Ainda a maka dos hospitais
A recente greve dos médicos mantém em pauta a reflexão sobre o sector da saúde em Angola, item que oferece invariavelmente um prato cheio para infindáveis debates. Ainda assim, não esperava voltar à carga tão cedo. Depois de esgrimir opiniões perceptivelmente favoráveis a um dos lados, achei correcto fazer outro tipo de incursão. Nada melhor do que a reportagem, o género jornalístico que congrega todos os outros, tendo como principal suporte os factos. Apurar, ouvir responsáveis, trabalhadores do ramo e, principalmente, os utentes do Serviço Nacional de Saúde é o caminho para radiografar de maneira realista o estado dos hospitais públicos de Luanda. Entretanto, como realçam os avisados seres que adoram citar trechos bíblicos, o homem não faz planos. Metaforicamente, claro. Na verdade, mulheres e homens devem fazer planos, embora a execução não dependa sempre das vontades envolvidas. Estava a pensar na minha pauta quando recebi a notícia de que uma pessoa próxima se encontrava internada no Hospital Josina Machel. Sem programar, eisme de volta, uma semana depois, à delicada questão da saúde.
Visitar a urgência de um hospital público é procurar adjectivos para caracterizar situações. O respeito merecido aos doentes e respectivos familiares desaconselha a utilização dos termos adequados. Descrever a realidade resulta num exercício extremamente penoso. Pior do que qualquer cenário é ter o azar de adoecer ou ter um acidente e ir lá parar. O horário de visita regista normalmente maior movimentação. É normal haver ambulâncias à entrada. No sábado passado não havia ninguém na entrada. O forte odor aumenta à medida que se avança pelo estreito corredor. Pouquíssimos visitantes usam máscaras. Há pacientes esticados em macas. Aquela é só a antecâmara para a recepção. Lá chegados, há praticamente ninguém para dar informações. Os enfermeiros devem estar ocupados. Não falta trabalho.
Quase vinte minutos de espera e nada. A solução é inquirir. Cada um procura pelo seu doente. Mesmo que tenha, às vezes, de invadir a privacidade alheia, abrindo alas dentre os visitantes que rodeiam os acamados. Vemos mais do que deveríamos. Estórias com enredos intrigantes atiçam involuntariamente a curiosidade. Para alguns a sensação é de percorrer o corredor da morte. Resta-lhes esperar pela eficácia da medicina ou por um milagre. Aos cépticos, o companheiro de visita, diz que lá se registam diariamente pequenos milagres. É a quarta vez, no espaço de dez dias, que vai às Urgências com membros da família. Estava demasiado ocupada a procurar pelo meu doente para cometer a indelicadeza de perguntar o tipo de enfermidade que levava à unidade hospitalar.

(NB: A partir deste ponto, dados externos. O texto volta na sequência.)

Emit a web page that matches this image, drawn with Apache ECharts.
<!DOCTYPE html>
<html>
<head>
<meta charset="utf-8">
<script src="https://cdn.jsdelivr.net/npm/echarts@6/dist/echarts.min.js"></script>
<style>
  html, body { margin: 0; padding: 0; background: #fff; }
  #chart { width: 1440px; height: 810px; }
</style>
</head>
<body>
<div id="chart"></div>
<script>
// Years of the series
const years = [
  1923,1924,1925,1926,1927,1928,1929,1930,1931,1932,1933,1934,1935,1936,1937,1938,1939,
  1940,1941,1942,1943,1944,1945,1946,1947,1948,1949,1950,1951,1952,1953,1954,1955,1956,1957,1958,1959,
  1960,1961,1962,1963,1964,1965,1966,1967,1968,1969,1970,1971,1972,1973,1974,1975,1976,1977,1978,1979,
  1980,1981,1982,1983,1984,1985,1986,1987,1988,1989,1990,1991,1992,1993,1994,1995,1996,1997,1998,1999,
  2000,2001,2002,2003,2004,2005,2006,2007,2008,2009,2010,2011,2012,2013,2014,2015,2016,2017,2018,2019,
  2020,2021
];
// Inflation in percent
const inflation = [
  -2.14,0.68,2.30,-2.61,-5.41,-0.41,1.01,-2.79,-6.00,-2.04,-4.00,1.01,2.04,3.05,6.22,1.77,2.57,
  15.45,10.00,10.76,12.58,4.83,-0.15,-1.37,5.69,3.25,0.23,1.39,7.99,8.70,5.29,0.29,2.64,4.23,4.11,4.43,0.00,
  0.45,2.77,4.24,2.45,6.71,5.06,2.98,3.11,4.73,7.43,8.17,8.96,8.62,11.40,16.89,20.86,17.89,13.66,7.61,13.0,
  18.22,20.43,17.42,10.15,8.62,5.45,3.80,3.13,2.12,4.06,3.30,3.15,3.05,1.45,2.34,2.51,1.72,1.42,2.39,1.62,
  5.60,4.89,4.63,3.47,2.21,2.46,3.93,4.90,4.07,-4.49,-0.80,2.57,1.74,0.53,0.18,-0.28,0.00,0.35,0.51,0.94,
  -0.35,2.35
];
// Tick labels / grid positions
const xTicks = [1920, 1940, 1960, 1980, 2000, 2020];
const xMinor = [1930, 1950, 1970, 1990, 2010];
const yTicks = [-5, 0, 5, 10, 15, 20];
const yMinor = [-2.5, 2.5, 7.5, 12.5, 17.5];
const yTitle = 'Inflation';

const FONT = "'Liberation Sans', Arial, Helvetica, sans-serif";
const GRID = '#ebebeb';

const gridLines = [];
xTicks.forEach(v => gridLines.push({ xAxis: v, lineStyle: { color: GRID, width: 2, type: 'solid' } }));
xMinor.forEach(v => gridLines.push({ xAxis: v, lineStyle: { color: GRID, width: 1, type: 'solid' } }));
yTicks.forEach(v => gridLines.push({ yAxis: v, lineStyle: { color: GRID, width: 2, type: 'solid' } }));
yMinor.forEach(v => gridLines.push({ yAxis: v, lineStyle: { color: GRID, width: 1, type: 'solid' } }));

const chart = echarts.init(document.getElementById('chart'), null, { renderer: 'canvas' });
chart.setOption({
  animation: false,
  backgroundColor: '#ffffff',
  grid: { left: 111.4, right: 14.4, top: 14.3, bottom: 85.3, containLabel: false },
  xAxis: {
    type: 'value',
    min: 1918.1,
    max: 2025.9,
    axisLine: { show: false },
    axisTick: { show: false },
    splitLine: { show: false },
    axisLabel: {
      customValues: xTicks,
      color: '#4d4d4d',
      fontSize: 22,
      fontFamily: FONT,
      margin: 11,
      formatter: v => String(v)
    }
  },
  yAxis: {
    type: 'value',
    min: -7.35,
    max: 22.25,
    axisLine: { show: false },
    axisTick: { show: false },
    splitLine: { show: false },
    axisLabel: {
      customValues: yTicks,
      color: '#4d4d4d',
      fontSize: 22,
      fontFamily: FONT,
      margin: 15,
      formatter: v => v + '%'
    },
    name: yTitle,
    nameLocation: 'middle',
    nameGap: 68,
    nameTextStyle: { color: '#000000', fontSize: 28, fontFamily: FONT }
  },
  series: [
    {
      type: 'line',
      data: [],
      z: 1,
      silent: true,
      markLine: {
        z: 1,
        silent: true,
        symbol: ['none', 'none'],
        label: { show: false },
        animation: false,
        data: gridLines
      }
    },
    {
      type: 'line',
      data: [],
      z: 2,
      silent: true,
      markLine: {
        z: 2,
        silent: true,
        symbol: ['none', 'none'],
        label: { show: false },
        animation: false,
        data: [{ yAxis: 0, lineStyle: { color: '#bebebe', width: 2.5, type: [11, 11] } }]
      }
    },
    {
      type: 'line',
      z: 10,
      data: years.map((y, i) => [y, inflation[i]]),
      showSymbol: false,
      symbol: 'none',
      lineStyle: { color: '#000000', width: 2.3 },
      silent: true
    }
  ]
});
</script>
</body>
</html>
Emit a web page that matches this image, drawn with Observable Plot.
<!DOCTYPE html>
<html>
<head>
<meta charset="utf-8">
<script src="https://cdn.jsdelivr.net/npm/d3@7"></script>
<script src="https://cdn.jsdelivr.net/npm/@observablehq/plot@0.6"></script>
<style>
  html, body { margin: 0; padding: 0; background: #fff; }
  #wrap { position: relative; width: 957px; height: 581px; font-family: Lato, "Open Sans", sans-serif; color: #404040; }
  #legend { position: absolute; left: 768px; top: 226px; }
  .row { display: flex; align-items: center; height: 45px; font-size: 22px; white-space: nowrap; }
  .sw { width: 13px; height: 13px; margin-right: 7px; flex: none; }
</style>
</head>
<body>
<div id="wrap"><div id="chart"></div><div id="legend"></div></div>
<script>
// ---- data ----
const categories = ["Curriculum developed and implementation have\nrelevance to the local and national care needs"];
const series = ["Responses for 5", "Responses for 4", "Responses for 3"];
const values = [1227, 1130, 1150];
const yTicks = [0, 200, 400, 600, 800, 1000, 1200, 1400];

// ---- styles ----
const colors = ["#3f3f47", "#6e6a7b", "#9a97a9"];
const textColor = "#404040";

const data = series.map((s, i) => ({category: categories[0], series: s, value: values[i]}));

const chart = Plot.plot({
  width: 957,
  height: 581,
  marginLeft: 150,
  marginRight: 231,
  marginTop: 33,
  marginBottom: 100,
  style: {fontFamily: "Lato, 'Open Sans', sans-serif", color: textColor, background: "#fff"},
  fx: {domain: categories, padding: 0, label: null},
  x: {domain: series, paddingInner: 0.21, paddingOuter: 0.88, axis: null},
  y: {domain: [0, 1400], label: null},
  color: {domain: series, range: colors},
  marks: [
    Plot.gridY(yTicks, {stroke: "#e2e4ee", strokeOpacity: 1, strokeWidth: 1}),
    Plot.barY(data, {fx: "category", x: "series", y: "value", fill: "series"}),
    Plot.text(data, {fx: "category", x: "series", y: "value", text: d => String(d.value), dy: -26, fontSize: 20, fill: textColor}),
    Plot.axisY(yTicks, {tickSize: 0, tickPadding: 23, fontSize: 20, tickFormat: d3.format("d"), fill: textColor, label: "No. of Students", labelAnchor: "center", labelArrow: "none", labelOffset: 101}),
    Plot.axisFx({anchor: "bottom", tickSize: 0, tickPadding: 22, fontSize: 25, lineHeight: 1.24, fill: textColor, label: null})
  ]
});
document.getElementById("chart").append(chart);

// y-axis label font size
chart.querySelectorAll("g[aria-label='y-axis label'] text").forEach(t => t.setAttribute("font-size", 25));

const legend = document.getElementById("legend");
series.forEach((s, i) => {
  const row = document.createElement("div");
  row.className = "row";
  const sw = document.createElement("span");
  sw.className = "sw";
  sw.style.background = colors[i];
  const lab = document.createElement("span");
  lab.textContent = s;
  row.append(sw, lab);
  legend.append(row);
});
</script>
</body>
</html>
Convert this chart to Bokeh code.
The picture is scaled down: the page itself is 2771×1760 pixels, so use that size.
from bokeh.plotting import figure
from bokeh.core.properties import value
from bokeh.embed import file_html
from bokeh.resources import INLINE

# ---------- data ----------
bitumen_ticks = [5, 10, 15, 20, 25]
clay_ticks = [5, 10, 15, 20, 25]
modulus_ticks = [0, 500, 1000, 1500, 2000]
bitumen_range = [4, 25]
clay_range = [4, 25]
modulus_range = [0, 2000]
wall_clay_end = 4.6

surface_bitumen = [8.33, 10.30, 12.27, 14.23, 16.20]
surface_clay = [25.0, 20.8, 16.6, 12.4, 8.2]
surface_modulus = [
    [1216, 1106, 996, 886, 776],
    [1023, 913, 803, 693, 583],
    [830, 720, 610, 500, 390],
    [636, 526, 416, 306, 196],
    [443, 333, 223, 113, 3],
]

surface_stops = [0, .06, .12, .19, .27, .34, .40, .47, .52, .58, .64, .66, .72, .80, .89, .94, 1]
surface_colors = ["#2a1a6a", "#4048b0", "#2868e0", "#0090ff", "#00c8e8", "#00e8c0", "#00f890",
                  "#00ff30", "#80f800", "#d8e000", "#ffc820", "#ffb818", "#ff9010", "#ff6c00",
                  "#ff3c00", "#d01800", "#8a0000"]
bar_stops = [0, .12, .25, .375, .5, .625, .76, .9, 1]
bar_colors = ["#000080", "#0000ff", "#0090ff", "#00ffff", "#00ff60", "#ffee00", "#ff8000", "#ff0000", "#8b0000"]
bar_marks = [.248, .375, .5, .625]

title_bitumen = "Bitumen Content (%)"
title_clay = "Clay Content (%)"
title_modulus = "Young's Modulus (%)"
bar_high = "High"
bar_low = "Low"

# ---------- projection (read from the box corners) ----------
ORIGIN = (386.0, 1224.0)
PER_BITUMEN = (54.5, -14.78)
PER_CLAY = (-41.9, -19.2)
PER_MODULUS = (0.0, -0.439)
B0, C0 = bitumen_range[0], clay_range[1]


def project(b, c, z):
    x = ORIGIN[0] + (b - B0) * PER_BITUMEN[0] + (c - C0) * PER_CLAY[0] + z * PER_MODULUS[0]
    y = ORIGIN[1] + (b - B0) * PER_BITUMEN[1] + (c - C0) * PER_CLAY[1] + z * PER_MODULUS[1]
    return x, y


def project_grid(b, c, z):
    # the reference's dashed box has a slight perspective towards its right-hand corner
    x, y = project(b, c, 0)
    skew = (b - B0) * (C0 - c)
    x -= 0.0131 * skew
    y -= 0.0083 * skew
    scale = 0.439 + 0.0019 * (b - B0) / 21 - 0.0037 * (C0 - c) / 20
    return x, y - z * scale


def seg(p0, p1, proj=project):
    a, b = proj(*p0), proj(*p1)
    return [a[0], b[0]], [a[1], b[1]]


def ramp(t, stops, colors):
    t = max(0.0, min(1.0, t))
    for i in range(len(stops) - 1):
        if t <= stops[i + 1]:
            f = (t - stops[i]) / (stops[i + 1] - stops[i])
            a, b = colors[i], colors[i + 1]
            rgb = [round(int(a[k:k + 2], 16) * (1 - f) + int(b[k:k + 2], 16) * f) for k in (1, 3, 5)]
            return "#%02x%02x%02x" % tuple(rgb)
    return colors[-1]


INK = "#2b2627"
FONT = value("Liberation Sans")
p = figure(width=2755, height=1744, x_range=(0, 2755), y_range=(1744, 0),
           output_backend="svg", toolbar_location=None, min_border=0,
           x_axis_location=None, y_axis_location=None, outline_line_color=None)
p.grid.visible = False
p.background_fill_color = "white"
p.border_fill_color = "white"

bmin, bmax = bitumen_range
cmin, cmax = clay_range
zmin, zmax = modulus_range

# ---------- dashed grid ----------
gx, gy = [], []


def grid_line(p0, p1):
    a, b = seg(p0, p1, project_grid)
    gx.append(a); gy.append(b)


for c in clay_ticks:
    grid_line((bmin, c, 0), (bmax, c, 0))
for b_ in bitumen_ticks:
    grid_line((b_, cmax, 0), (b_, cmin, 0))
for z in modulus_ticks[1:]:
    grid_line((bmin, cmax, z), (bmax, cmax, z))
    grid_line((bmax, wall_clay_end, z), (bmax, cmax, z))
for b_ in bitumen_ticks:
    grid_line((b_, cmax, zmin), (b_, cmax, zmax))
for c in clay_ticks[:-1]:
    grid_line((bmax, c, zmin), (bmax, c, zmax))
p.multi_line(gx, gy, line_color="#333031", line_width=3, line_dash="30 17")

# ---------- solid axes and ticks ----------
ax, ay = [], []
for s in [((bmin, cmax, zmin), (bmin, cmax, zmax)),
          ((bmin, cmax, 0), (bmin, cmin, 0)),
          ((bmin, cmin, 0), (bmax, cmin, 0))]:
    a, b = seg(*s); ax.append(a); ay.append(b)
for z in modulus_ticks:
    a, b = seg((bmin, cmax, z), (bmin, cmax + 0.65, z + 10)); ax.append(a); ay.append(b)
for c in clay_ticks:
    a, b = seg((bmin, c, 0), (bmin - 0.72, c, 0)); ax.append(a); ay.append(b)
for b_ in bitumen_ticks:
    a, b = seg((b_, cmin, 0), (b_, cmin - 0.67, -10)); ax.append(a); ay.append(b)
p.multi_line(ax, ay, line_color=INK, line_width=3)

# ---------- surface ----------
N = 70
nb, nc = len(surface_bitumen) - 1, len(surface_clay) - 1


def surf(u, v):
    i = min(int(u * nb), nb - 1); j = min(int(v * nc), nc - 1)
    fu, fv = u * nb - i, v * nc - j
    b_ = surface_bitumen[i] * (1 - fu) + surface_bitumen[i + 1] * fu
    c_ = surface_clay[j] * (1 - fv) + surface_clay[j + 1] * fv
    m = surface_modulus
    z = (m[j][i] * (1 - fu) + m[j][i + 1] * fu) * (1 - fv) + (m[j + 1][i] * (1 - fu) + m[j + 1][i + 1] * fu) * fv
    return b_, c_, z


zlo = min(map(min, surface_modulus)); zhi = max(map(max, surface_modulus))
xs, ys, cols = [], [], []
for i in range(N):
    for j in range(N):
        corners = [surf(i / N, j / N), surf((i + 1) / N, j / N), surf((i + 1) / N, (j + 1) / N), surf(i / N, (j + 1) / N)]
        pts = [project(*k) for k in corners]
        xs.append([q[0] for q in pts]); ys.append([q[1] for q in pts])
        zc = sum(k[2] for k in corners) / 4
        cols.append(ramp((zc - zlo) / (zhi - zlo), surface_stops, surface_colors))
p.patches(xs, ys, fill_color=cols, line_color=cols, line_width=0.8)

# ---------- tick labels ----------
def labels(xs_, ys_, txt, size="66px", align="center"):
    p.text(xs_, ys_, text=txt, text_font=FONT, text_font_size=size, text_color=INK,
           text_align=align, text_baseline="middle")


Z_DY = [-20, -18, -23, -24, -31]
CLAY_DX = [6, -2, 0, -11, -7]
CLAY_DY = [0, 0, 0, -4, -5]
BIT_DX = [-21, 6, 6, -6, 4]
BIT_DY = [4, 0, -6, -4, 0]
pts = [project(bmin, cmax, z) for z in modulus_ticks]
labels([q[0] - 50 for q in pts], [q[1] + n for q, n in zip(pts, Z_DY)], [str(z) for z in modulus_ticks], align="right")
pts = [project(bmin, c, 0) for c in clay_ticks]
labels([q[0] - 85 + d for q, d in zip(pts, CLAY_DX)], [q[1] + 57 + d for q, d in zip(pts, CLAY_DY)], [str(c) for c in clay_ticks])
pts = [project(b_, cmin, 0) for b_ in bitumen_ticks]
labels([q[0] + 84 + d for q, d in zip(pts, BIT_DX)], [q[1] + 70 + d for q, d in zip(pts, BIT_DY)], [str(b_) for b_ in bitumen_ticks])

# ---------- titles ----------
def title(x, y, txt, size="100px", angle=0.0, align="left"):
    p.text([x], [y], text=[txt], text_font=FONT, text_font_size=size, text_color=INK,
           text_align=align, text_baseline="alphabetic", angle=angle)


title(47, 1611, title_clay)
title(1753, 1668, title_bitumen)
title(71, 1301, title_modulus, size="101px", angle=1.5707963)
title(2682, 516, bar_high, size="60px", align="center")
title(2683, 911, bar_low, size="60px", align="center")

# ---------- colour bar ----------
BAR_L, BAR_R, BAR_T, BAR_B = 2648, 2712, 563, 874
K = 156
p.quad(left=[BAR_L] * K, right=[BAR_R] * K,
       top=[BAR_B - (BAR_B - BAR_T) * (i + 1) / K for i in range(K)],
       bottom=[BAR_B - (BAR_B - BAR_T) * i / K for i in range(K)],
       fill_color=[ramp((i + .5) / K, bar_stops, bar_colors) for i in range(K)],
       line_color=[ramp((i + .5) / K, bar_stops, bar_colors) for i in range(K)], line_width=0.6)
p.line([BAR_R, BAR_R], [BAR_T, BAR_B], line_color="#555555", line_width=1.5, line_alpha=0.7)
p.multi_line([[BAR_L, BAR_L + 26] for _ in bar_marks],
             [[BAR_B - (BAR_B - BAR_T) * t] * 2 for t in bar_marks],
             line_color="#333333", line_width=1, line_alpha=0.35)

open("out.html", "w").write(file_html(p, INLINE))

O caminho de retorno é igualmente penoso. Depois das salas de pós-operatório feminino e masculino há outro corredor e, aparentemente, uma sala de observação. Passam em absoluto silêncio membros de uma família. O olhar cabisbaixo, ombros vergados e o balançar de braços da senhora idosa sugerem o pior desfecho. “Hummm”, murmura o visitante supostamente familiarizado com o local. O grito dilacerante vindo de fora confirma os receios. Perderam o ente-querido. Saio das urgências, desesperada por não ter visto o meu doente. Após breves telefonemas volto a entrar. Afinal estava sentado a receber tratamento. Pacientes com quadro agravado também estavam a ser medicados. Uma cama era tudo quanto precisavam no momento. Mas a necessidade dos enfermos e a vontade de satisfação dos profissionais contrastava de forma gritante com a escassez de leitos.
No meio de panorama tão desolador há factores de alento. Seres humanos rodeados do afecto de familiares e amigos diminui, de algum modo, as dores da alma. Se dependesse do amor a eles dedicado muitos doentes não estariam em fase terminal. O inverso é verdadeiro. Apesar de raros, casos de pessoas sozinhas no momento de maior fragilidade, chamam a atenção. Assumi o compromisso de visitar o desconhecido de aspecto esquelético, encolhido no corpo franzino. O olhar perdido no vácuo ganhava expressão ao fixar-se nos doentes acompanhados. Médicos e demais profissionais da saúde merecem palavras de apreço. Dentre outras razões, por trabalharem em condições altamente desafiadoras. As más práticas, como a famigerada gasosa, são famosas entre nós. Contudo, existem ainda profissionais abnegados que dão o melhor de si para manter a dignidade em ambientes que expõem, de maneira contundente, a precariedade da vida humana. O essencial do apontamento cabe na reportagem. Além dos males expostos, precisamos de saber qual é o plano. Sim, deve haver um plano estratégico para alterar o actual estado. Não basta o alívio temporário do sofrimento físico. Falta o bálsamo capaz de suprir as dores da alma.